Volunteer missions opportunities available in China. Multiple short-term missions opportunities are available in spring and summer through Volunteers for China. Volunteers are needed to teach oral English at an institute in Changzhi, March 1 to April 30; at a Chinese high school, March 1 to June 30; and to senior high school students in Changzhi, July 17 to Aug. 19. Volunteers are needed to teach conversational English to Chinese middle school teachers during a summer English program, July 1-30, and to Chinese college students, July 12 to Aug. 12 and July 17 to Aug. 5. Nursing, medical and science students are needed to help lead workshops at a Chinese medical college, July 17 to Aug. 5. Volunteers also are needed for up to eight weeks in July and August to teach oral English as part of a social ministry program run by the Chinese YMCA and a local Christian church. Longer-term positions also are available that provide a stipend, room and airfare. A valid United States passport is required for all projects. For more information, contact Ann or David Wilson at (865) 983-9852 or e-mail cen29529@centurytel.net.

CBF Midwest regional organization formed. The Cooperative Baptist Fellowship has added a new, five-state regional body to its group of constituents. The consortium includes Iowa, Minnesota, Nebraska, North Dakota and South Dakota. At the formation meeting, participants representing four CBF partner churches also created articles of incorporation, bylaws and a budget. Although officially formed, the Midwest region will not be formally recognized by the national CBF organization until a vote at the 2007 general assembly in June. There, the assembly must adopt a bylaw change recognizing the new region and approve coordinating council representatives from the Midwest region.


Southwestern names conference center director. Evan Lenow, 28, has been named director of the Smith Center for Leadership Development at Southwestern Baptist Theological Seminary. He succeeds Thomas White, who became the seminary’s vice president for student services last October. Lenow, a native of Memphis, Tenn., earned an undergraduate degree from Mississippi College and a master of divinity degree from Southeastern Baptist Theological Seminary, where he served as director of financial aid and international students. He is a doctoral student in Christian ethics at Southwestern Seminary.

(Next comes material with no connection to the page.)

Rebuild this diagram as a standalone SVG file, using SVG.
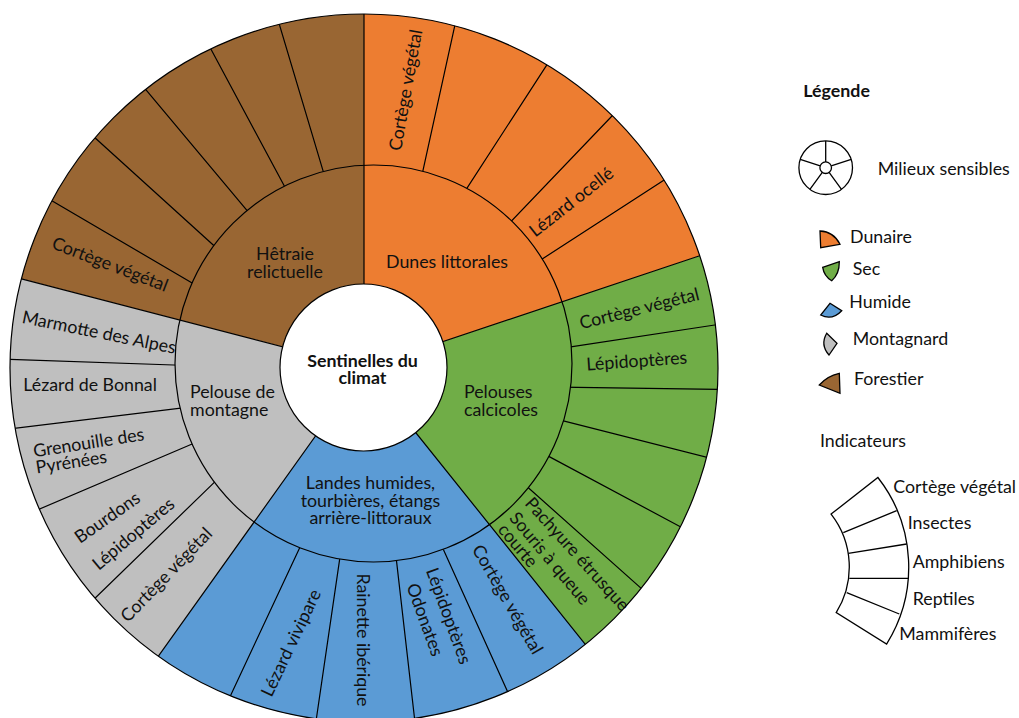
<svg xmlns="http://www.w3.org/2000/svg" width="1019" height="718" viewBox="0 0 1019 718">
<defs>
<style>
.t{font-family:Lato,"Liberation Sans",sans-serif;font-size:17.8px;fill:#111}
.m{text-anchor:middle}
.e{text-anchor:end}
.b{font-weight:bold}
.ln{stroke:#000;stroke-width:1.2;fill:none}
.ic{stroke:#000;stroke-width:1.3}
</style>
<clipPath id="ring"><path clip-rule="evenodd" d="M10,368a354,354 0 1,0 708,0a354,354 0 1,0 -708,0ZM175,363.5a198.5,198.5 0 1,0 397,0a198.5,198.5 0 1,0 -397,0Z"/></clipPath>
</defs>
<rect width="1019" height="718" fill="#fff"/>

<g id="forestier">
<path fill="#996633" d="M364,368L21.4,278.8A354,354 0 0 1 364,14Z"/>
<text class="t m" x="285" y="260">Hêtraie</text>
<text class="t m" x="285" y="278">relictuelle</text>
<text class="t m" transform="translate(108,270) rotate(21)">Cortège végétal</text>
</g>

<g id="dunaire">
<path fill="#ED7D31" d="M364,368L364,14A354,354 0 0 1 699.7,255.7Z"/>
<text class="t m" x="447" y="268">Dunes littorales</text>
<text class="t m" transform="translate(411.7,91) rotate(-80)">Cortège végétal</text>
<text class="t m" transform="translate(575,206.7) rotate(-38)">Lézard ocellé</text>
</g>

<g id="sec">
<path fill="#70AD47" d="M364,368L699.7,255.7A354,354 0 0 1 585.3,644.3Z"/>
<text class="t" x="464" y="398">Pelouses</text>
<text class="t" x="464" y="416">calcicoles</text>
<text class="t m" transform="translate(640.7,314.5) rotate(-14)">Cortège végétal</text>
<text class="t m" transform="translate(637.2,367) rotate(-4)">Lépidoptères</text>
<text class="t" transform="translate(524,504) rotate(48)">Pachyure étrusque</text>
<text class="t" transform="translate(508.5,518.5) rotate(50)">Souris à queue</text>
<text class="t" transform="translate(497,530) rotate(50)">courte</text>
</g>

<g id="humide">
<path fill="#5B9BD5" d="M364,368L585.3,644.3A354,354 0 0 1 158.4,656.2Z"/>
<text class="t m" x="370.5" y="489">Landes humides,</text>
<text class="t m" x="370.5" y="506.5">tourbières, étangs</text>
<text class="t m" x="370.5" y="523.5">arrière-littoraux</text>
<text class="t m" transform="translate(296.5,645.5) rotate(-64.5)">Lézard vivipare</text>
<text class="t m" transform="translate(356.7,640) rotate(90)">Rainette ibérique</text>
<text class="t m" transform="translate(443,618) rotate(70)">Lépidoptères</text>
<text class="t m" transform="translate(419.2,621.7) rotate(70)">Odonates</text>
<text class="t m" transform="translate(502.3,602.5) rotate(60)">Cortège végétal</text>
</g>

<g id="montagnard">
<path fill="#BFBFBF" d="M364,368L158.4,656.2A354,354 0 0 1 21.4,278.8Z"/>
<text class="t" x="190" y="398">Pelouse de</text>
<text class="t" x="190" y="416">montagne</text>
<text class="t m" transform="translate(97.8,338.3) rotate(11.5)">Marmotte des Alpes</text>
<text class="t" x="23.3" y="391">Lézard de Bonnal</text>
<text class="t" transform="translate(34.3,457.3) rotate(-8.8)">Grenouille des<tspan x="0" dy="16.5">Pyrénées</tspan></text>
<text class="t m" transform="translate(110.8,522.5) rotate(-35)">Bourdons</text>
<text class="t m" transform="translate(137.3,538.5) rotate(-40)">Lépidoptères</text>
<text class="t m" transform="translate(170.7,579) rotate(-46)">Cortège végétal</text>
</g>

<g id="connectors">
<circle class="ln" cx="364" cy="368" r="354"/>
<path class="ln" d="M364,368L21.4,278.8M364,368L364,14M364,368L699.7,255.7M364,368L585.3,644.3M364,368L158.4,656.2"/>
<circle class="ln" cx="373.5" cy="363.5" r="198.5"/>
<g clip-path="url(#ring)">
<path class="ln" d="M202.8,289.2L39.5,193.6M222.6,253.5L85,128.7M255.3,220.3L136.6,78.7M290.1,196.7L205.1,38.3M326.8,183.3L275.7,12.2
M420.2,183.2L457.5,13.3M461,197.4L553.5,54.6M503.8,229L620.6,107M533.7,264.5L674.6,173.3
M560.9,348.4L729.3,322.8M560,387.1L731.9,389.5M555.5,418.9L720.7,460.9M542.2,452.9L691.7,532.8M521.3,481.5L650.2,596.4
M303.8,539L223.2,711.3M341.1,549.3L314.4,732.2M395.3,550.4L416.1,732.1M439.3,540.6L513.6,704.9
M188.2,365.5L-6.5,358.7M193.2,406.7L-1.5,430.3M202.1,439.8L23.4,515.9M222.8,474.1L82.6,610.2"/>
</g>
</g>

<g id="centre">
<circle cx="363.5" cy="367.5" r="83.5" fill="#fff" stroke="#000" stroke-width="1.2"/>
<text class="t m b" x="362.5" y="367">Sentinelles du</text>
<text class="t m b" x="362.5" y="383.5">climat</text>
</g>

<g id="legende">
<text class="t b" x="803.3" y="97.3">Légende</text>
<g id="legende-milieux">
<circle class="ic" cx="825.7" cy="167.7" r="26.8" fill="#fff"/>
<circle class="ic" cx="825.7" cy="167.7" r="5.8" fill="#fff"/>
<path class="ic" fill="none" d="M825.7,161.9L825.7,140.9M831.2,165.9L851.2,159.4M829.1,172.4L841.5,189.4M822.3,172.4L809.9,189.4M820.2,165.9L800.2,159.4"/>
<text class="t" x="877.7" y="175">Milieux sensibles</text>
</g>
<g id="legende-dunaire">
<path class="ic" fill="#ED7D31" d="M820,231Q833.5,231.5 840,244.3L820.7,247.7Z"/>
<text class="t" x="850" y="242.7">Dunaire</text>
</g>
<g id="legende-sec">
<path class="ic" fill="#70AD47" d="M822.7,267.3L839.3,261.7Q839.5,274 831.7,280.7Q824,276 822.7,267.3Z"/>
<text class="t" x="852.7" y="275">Sec</text>
</g>
<g id="legende-humide">
<path class="ic" fill="#5B9BD5" d="M830,303.3L841.7,310.7Q832,321 820.7,315Z"/>
<text class="t" x="849.3" y="308.3">Humide</text>
</g>
<g id="legende-montagnard">
<path class="ic" fill="#BFBFBF" d="M826.7,333.3L837,343.3L829,355Q820,345 826.7,333.3Z"/>
<text class="t" x="852.7" y="345">Montagnard</text>
</g>
<g id="legende-forestier">
<path class="ic" fill="#996633" d="M819.3,385Q827,376 839.3,373.3L840,393.3Z"/>
<text class="t" x="854" y="385">Forestier</text>
</g>
<g id="legende-indicateurs">
<text class="t" x="820" y="447.3">Indicateurs</text>
<path class="ic" fill="#fff" d="M831.1,514.1L877.9,477.5A145.4,145.4 0 0 1 886.6,644.1L836.2,612.6A86,86 0 0 0 831.1,514.1Z"/>
<path class="ic" fill="none" d="M843.3,532.7L896.7,510.7M848.3,553.3L906.7,544M849.3,578.3L908.3,578.3M846.7,592.7L899.3,614"/>
<text class="t" x="893.3" y="492.5">Cortège végétal</text>
<text class="t" x="907.7" y="529.3">Insectes</text>
<text class="t" x="912.7" y="567.7">Amphibiens</text>
<text class="t" x="912.7" y="605">Reptiles</text>
<text class="t" x="899.3" y="640">Mammifères</text>
</g>
</g>
</svg>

Former treasurer of Arizona Foundation sentenced. Donald Deardoff, 49, former treasurer of the Baptist Foundation of Arizona, was sentenced Feb. 2 to serve four years in prison and pay $159 million to victims of an investment scam. He received the sentence after pleading guilty in 2001 to two counts of fraud. Four other former foundation employees also were sentenced to lesser punishments Feb. 2. Former foundation President William Crotts and General Counsel Thomas Grabinski were sentenced in September 2006 to eight and six years in prison, respectively, on fraud and racketeering charges. Both must pay $159 million in restitution to investors, although it’s unlikely they’ll be able to repay the full amount, since they each earn 35 cents an hour working as a clerk and an aide in prison. The foundation collapsed in 1999 after state regulators ordered it to stop selling securities. Controlled by the Arizona Southern Baptist Convention, it had generated money by soliciting funds from clients ostensibly to build churches and retirement homes. Instead, foundation leaders used the funds for a classic pyramid scheme. The foundation shuffled bad debt and overvalued property between phony companies, paying high profits to backers from the money paid in by subsequent investors. About 11,000 investors lost more than $550 million in the foundation’s collapse.